M42 is a begger due to it's extreme dynamic range. To get the really fine details you may have to experiment to get your stars really tight before you will see tons of detail in the nebula. M42 is extremely hot to extremely dim way out. Your histogram shows lots of pixels way to the right as you have mentioned you expect due to the 120 second exposures. For high range of intensities you may want to think seriously about something that is a bit complicated but works well, HDR combination at a close to final set of pre-final combined images.

You may wish to consider forming your close to final image using 120 sec exposures (or even more if you want real wispy stuff) then one at 20 sec and then one at 5 second exposures or whatever it takes so that trapezium is still a minimum of the 4 stars all showing (so you may need 3 sec, depends on aperture and focal ratio). I'll be trying that sometime in M42 season as it gets way up high (here in the north +35 DEC area).

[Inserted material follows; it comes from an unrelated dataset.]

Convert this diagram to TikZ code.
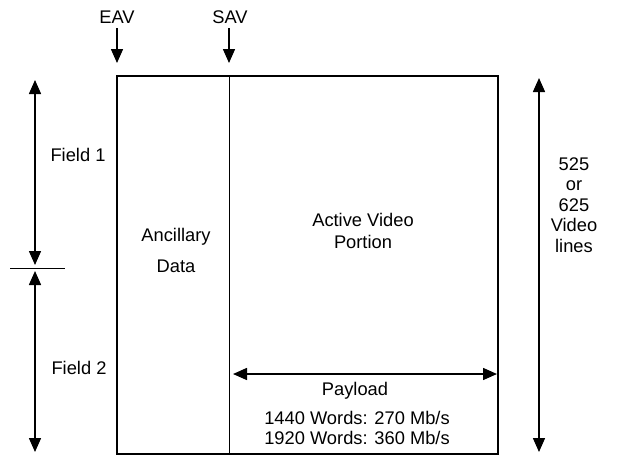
\documentclass[tikz,border=0pt]{standalone}
\usepackage{fontspec}
\setmainfont{Liberation Sans}
\usetikzlibrary{arrows.meta}
\begin{document}
\begin{tikzpicture}[x=1pt,y=-1pt,
  lbl/.style={font=\fontsize{18.3}{20}\selectfont, inner sep=0pt, align=center},
  arr/.style={line width=1.5pt, -{Triangle[length=14pt,width=12pt]}},
  darr/.style={line width=1.5pt, {Triangle[length=14pt,width=12pt]}-{Triangle[length=14pt,width=12pt]}}]
\useasboundingbox (0,0) rectangle (625,456);
% frame
\coordinate (tl) at (117,76);
\coordinate (br) at (498,454);
\draw[line width=1.8pt] (tl) rectangle (br);
\coordinate (savtop) at (229,76);
\coordinate (savbot) at (229,454);
\draw[line width=1pt] (savtop) -- (savbot);
% top labels
\node[lbl] (eav) at (117,17) {EAV};
\node[lbl] (sav) at (230,17) {SAV};
\coordinate (eavs) at (117,28);
\coordinate (eave) at (117,63);
\coordinate (savs) at (229,28);
\coordinate (save) at (229,63);
\draw[arr] (eavs) -- (eave);
\draw[arr] (savs) -- (save);
% fields
\coordinate (f1t) at (35,80);
\coordinate (f1b) at (35,265);
\coordinate (f2t) at (35,271);
\coordinate (f2b) at (35,452);
\draw[darr] (f1t) -- (f1b);
\draw[darr] (f2t) -- (f2b);
\coordinate (sepl) at (10,268);
\coordinate (sepr) at (65,268);
\draw[line width=0.6pt] (sepl) -- (sepr);
\node[lbl] (field1) at (78,155) {Field 1};
\node[lbl] (field2) at (79,368) {Field 2};
% right arrow
\coordinate (rt) at (539,78);
\coordinate (rb) at (539,452);
\draw[darr] (rt) -- (rb);
\node[lbl, font=\fontsize{18.3}{20.5}\selectfont] (lines) at (574,205) {525\\or\\625\\Video\\lines};
% inner labels
\node[lbl, font=\fontsize{18.3}{31}\selectfont] (anc) at (176,250) {Ancillary\\Data};
\node[lbl, font=\fontsize{18.3}{22}\selectfont] (avp) at (363,231) {Active Video\\Portion};
% payload
\coordinate (pl) at (233,374);
\coordinate (pr) at (497,374);
\draw[darr] (pl) -- (pr);
\node[lbl] (payload) at (355,391) {Payload};
\node[lbl, font=\fontsize{18.3}{20}\selectfont] (rates) at (357,428) {1440 Words: 270 Mb/s\\1920 Words: 360 Mb/s};
\end{tikzpicture}
\end{document}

After you get each one looking ok for the range of intensity that it is meant to cover then use a high dynamic range multi-exposure tool such as the fairly low cost Photomatrix Pro and your goal is to get a non-burned out center so you have to play with settings of Photomatrix.

You can see a B/W image of this sort of technique on this shot I took a few months back and see the very stretched to the very bright 'sort of ok' I am only learning but this gives you an idea.

http://astrospotter.zenfolio.com/p66...410a4#hd5410a4

Factor this in with the experts on this board as they are WAY WAY ahead of my curve as I am fairly new to this 'art/science' of astrophotograply.